* start DATA *
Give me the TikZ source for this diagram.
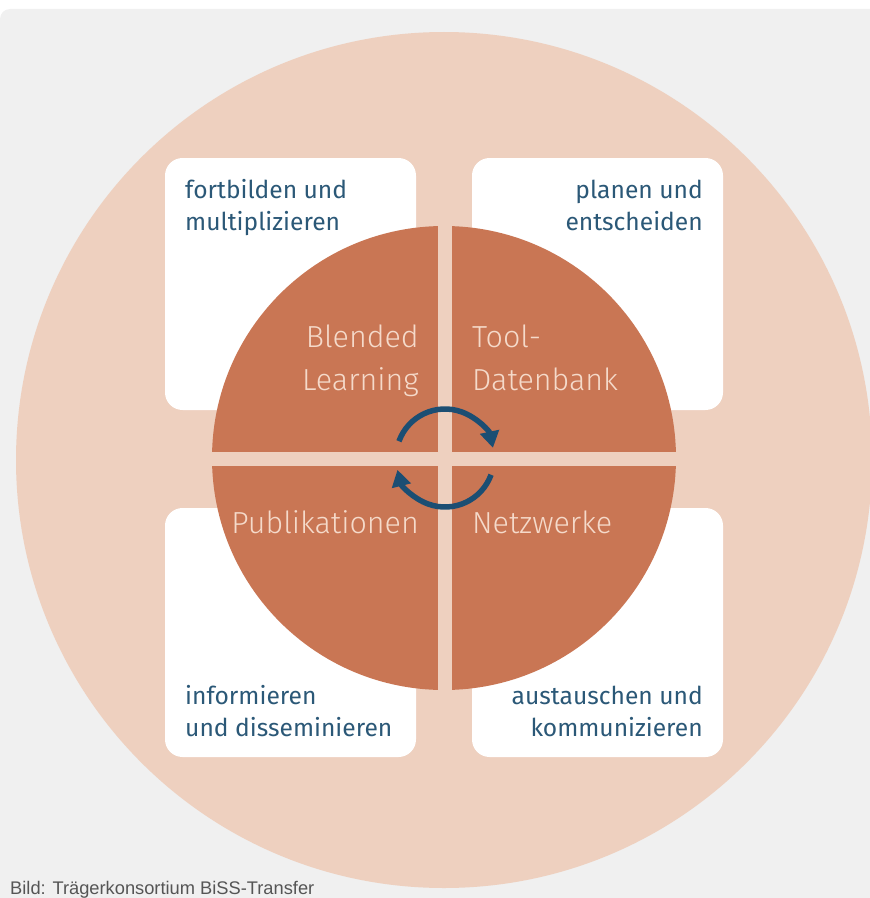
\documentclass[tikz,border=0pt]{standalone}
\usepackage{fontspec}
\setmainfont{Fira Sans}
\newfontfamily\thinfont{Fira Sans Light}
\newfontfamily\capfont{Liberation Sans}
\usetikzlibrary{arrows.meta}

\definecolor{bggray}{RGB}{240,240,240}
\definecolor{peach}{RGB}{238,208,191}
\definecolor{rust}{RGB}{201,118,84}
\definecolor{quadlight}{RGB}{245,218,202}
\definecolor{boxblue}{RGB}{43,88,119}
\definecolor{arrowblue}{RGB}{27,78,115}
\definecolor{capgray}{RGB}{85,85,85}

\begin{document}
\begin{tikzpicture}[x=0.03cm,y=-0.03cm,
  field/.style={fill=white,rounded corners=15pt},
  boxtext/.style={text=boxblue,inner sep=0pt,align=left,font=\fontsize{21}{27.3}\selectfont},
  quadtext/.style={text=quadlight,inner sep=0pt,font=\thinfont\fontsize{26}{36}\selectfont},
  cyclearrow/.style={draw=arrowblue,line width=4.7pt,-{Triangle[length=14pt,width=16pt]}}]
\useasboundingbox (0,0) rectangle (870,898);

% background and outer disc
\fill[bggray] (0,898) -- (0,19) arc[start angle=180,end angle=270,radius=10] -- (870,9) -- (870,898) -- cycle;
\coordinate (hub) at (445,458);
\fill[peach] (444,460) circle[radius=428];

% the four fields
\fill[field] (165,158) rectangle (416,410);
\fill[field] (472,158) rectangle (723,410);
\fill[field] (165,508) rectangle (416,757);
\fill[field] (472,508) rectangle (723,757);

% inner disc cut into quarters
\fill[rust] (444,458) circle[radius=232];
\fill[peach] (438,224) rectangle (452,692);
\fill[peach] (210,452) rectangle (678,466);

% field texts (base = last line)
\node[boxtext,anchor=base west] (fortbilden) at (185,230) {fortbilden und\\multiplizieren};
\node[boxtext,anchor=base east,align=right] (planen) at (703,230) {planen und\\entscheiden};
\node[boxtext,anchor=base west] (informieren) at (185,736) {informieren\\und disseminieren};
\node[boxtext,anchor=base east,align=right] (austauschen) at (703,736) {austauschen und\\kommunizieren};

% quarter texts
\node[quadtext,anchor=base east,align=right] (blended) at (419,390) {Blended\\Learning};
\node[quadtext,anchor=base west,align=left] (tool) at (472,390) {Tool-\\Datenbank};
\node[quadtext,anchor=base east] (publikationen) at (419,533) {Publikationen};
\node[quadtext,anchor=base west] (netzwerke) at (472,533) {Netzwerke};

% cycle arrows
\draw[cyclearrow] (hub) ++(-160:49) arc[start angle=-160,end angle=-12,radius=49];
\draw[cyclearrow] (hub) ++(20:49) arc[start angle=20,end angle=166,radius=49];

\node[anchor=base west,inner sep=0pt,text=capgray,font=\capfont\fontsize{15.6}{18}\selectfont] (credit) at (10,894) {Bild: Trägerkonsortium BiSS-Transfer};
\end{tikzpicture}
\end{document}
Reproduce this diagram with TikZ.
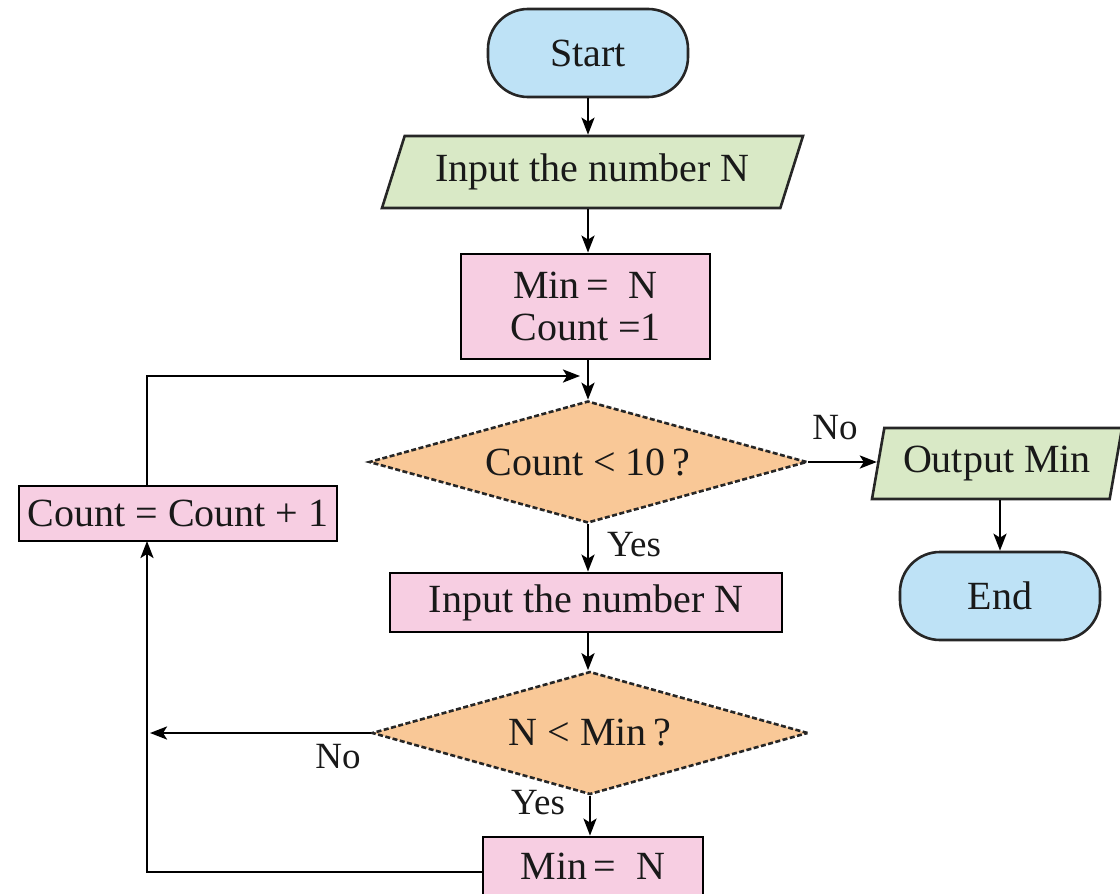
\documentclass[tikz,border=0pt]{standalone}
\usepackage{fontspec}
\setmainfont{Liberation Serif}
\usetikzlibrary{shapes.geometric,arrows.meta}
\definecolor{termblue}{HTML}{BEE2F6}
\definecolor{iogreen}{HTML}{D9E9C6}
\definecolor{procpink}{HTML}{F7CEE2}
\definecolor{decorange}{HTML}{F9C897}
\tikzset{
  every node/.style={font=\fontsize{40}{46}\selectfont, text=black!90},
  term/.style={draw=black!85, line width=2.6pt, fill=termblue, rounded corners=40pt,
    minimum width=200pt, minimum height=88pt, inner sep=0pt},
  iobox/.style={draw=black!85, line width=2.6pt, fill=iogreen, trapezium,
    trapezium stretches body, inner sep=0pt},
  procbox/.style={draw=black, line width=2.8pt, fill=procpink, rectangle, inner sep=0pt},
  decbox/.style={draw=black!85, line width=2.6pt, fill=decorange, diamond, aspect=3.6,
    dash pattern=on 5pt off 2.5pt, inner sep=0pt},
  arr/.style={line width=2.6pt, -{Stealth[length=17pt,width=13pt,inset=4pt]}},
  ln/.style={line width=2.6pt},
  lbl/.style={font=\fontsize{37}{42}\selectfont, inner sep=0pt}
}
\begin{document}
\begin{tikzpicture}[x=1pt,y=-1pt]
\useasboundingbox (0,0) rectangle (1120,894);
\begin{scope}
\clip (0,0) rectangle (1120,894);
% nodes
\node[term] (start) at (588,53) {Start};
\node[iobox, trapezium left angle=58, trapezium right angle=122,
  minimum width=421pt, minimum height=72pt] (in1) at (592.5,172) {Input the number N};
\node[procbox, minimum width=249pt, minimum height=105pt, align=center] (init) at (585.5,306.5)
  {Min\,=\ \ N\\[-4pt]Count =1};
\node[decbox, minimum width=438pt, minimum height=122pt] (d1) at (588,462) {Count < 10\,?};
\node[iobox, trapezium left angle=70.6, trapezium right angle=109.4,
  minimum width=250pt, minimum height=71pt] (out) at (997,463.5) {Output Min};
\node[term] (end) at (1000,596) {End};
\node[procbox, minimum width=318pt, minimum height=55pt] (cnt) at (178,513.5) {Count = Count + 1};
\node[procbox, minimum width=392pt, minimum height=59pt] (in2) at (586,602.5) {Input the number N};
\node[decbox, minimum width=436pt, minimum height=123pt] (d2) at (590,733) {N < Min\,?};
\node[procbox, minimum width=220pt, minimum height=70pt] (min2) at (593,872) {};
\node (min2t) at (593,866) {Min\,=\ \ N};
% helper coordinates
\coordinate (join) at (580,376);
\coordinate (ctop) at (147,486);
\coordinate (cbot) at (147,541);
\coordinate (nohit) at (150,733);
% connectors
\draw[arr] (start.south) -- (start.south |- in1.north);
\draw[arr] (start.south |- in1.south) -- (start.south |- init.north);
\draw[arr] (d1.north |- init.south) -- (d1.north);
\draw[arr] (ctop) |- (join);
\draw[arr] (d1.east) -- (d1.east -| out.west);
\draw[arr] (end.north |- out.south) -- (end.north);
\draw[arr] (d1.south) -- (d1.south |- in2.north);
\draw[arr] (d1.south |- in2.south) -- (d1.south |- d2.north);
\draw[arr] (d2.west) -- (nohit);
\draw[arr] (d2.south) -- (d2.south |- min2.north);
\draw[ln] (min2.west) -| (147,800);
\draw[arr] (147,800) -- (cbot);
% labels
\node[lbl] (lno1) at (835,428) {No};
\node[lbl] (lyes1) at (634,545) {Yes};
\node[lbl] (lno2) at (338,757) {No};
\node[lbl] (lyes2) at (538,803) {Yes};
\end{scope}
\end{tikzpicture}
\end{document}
* end DATA *
• WORK TO DO:
What is the number of lines that contain "this"? Reply with that number alone.

• TASK RESULT:
2